Private Stochastic Optimization with Large Worst-Case Lipschitz Parameter

We study differentially private (DP) stochastic optimization (SO) with loss functions whose worst-case Lipschitz parameter over all data points may be huge or infinite. To date, the most work on DP SO assumes that the loss is uniformly Lipschitz continuous over data (i.e. stochastic gradients are uniformly bounded over all data points). While this assumption is convenient, it often leads to pessimistic excess risk bounds. In practical problems, the worst-case Lipschitz parameter of the loss over all data points may be huge due to outliers and/or heavy-tailed data. In such cases, the error bounds for DP SO, which scale with the worst-case Lipschitz parameter of the loss, are vacuous. To address these limitations, this work provides improved excess risk bounds that do not depend on the worst-case Lipschitz parameter of the loss. Building on a recent line of work (Wang et al., 2020; Kamath et al., 2022), we assume that stochastic gradients have bounded $k$-th order moments for some $k \geq 2$. Compared with works on uniformly Lipschitz DP SO, our excess risk scales with the $k$-th moment bound instead of the worst-case Lipschitz parameter of the loss, allowing for significantly faster rates in the presence of outliers and/or heavy-tailed data.

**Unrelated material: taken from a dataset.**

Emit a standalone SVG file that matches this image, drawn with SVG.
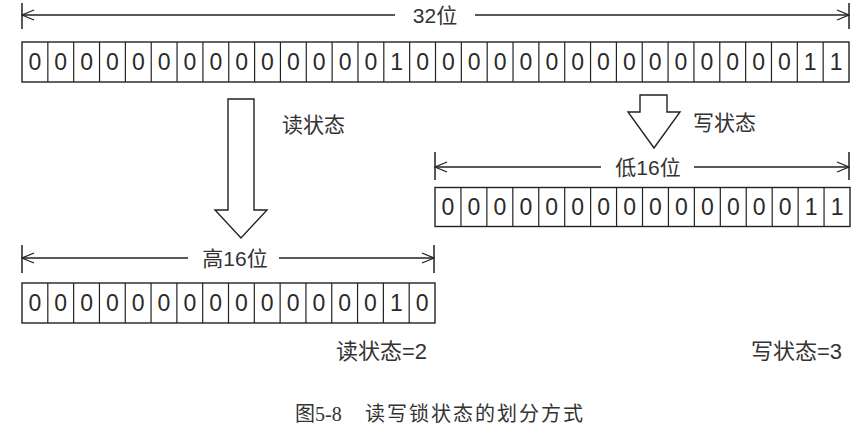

For smooth convex loss functions, we provide linear-time algorithms with state-of-the-art excess risk. We complement our excess risk upper bounds with novel lower bounds. In certain parameter regimes, our linear-time excess risk bounds are minimax optimal. Second, we provide the first algorithm to handle non-smooth convex loss functions. To do so, we develop novel algorithmic and stability-based proof techniques, which we believe will be useful for future work in obtaining optimal excess risk. Finally, our work is the first to address non-convex non-uniformly Lipschitz loss functions satisfying the Proximal-PL inequality. Our Proximal-PL algorithm has near-optimal excess risk.